A principios de los noventa la idea del juicio en Italia tomó forma. Y Lita vuelve a viajar por aquel país, reuniéndose nuevamente con políticos y jueces. A finales de 1999, siete militares fueron enviados a juicio por el secuestro y asesinato de ocho desaparecidos de ciudadanía italiana.
Lita, como presidenta de la asociación Familiares desaparecidos y detenidos por razones políticas, se convierte en parte civil, asistida por la Liga por los Derechos de los Pueblos, con el patrocinio gratuito de los abogados Marcello Gentili y Giancarlo Maniga.
“De más de cien casos denunciados –explicaba– los jueces sólo admitieron aquellos sobre los cuales existen pruebas más sólidas”. Y sus hijos no estaban entre esos casos.
“Pero no importa –se apresuraba a decir–. Cada desaparecido representa a todos los demás. No quiero perderme ninguna audiencia de este juicio. Y como todas las demás 'madres', no hago todo esto porque sea una heroína, sino porque nuestros hijos lo merecen. Ellos son las víctimas, no nosotras”.

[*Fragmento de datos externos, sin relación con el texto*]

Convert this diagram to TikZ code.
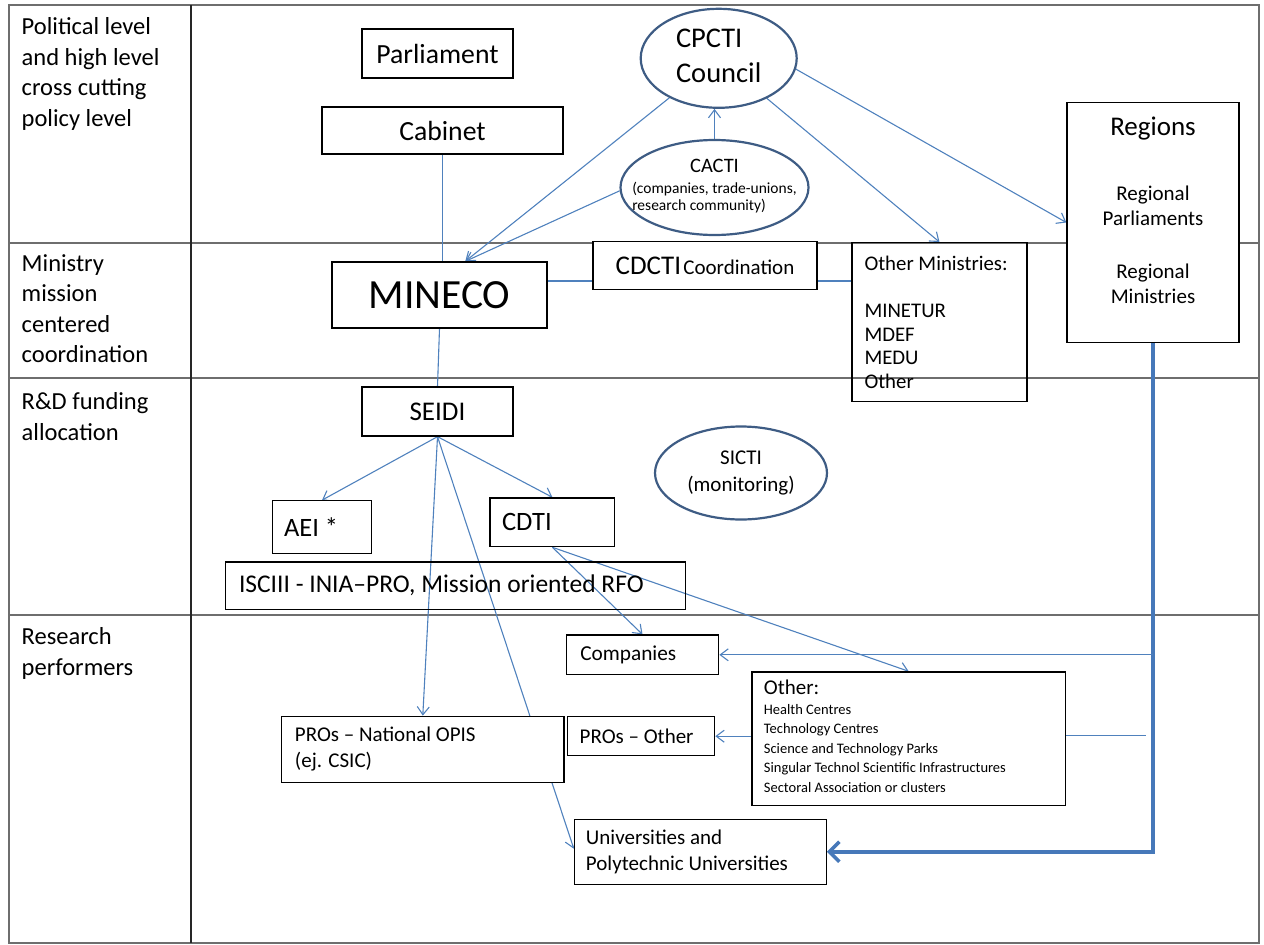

El juicio, que fue posible gracias a una ley que permite perseguir los delitos cometidos en el extranjero contra ciudadanos italianos siempre que no hayan sido juzgados en el país en cuestión, concluyó con una condena que no fue seguida por la detención de los culpables. ya que Argentina no concedió la extradición. Pero para los familiares fue una victoria, por más que hubiera sido simbólica.
Habrían tenido que esperar a la elección de Néstor Kirchner como presidente de Argentina en 2003 para obtener nuevos juicios, esta vez, en su país (y no sólo a oficiales superiores sino también a suboficiales y civiles).
La reapertura de los juicios fue posible por la ilegalidad de las medidas de impunidad anteriores, ya que -de acuerdo al derecho internacional- los crímenes de lesa humanidad no pueden ser amnistiados ni indultados.
Por segunda vez, después del juicio de 1985, Argentina se convirtió en uno de los pocos países del mundo capaces de llevar a cabo su propio juicio de Nuremberg, en este caso juzgado por tribunales nacionales y, por supuesto, sin pena de muerte y con pleno respeto de los derechos de la defensa.
No había manifestación, festival de cine, conmemoración, inauguración en el que Lita, a pesar de sus cada vez más persistentes problemas de movilidad, no participara.
Cuando nos encontramos por primera vez en Buenos Aires, más de 10 años después de aquella primera entrevista en Roma, me dijo: “Hace mucho que no te veo”. Cuando le anuncié que me había mudado a Argentina, me respondió: "Te tomó un tiempo decidirte".
En 2021 fue invitada a hablar en el colegio italiano Cristoforo Colombo al que habían asistido sus hijos. Antes del encuentro los alumnos estaban preocupados: temían ver a una mujer frágil que, de un momento a otro, se pusiera a llorar. Lita, al lado de Carlos “Charly” Pisoni (otro exalumno, hijo de desaparecidos y criado por su abuela), hablaba, reía, bromeaba, posaba en fotos grupales.
Sólo expresó una cosa que le pesaba: no tener los diplomas de secundaria de Miguel Ángel y Adriana, que probablemente se perdieron cuando el colegio se mudó del antiguo edificio al actual.
Cómo desciende el horizonte del deseo, cuando no sabés ni dónde llevar una flor y lo único que te queda es una fotografía en un colgante. Y cuánto aumenta el significado político de cada gesto, de cada palabra, de cada paso.
En cada ceremonia en honor a los 30 mil desaparecidos, cuando se pronunciaban los nombres de Adriana y Miguel Ángel, Lita respondía “¡Presente, ahora y siempre!”.
Hoy somos nosotros -los que la conocimos y la quisimos, las que quisieron sin conocerla personalmente-, quienes la saludamos y prometemos mantener viva memoria. Ahora y siempre, Lita. Ahora y siempre.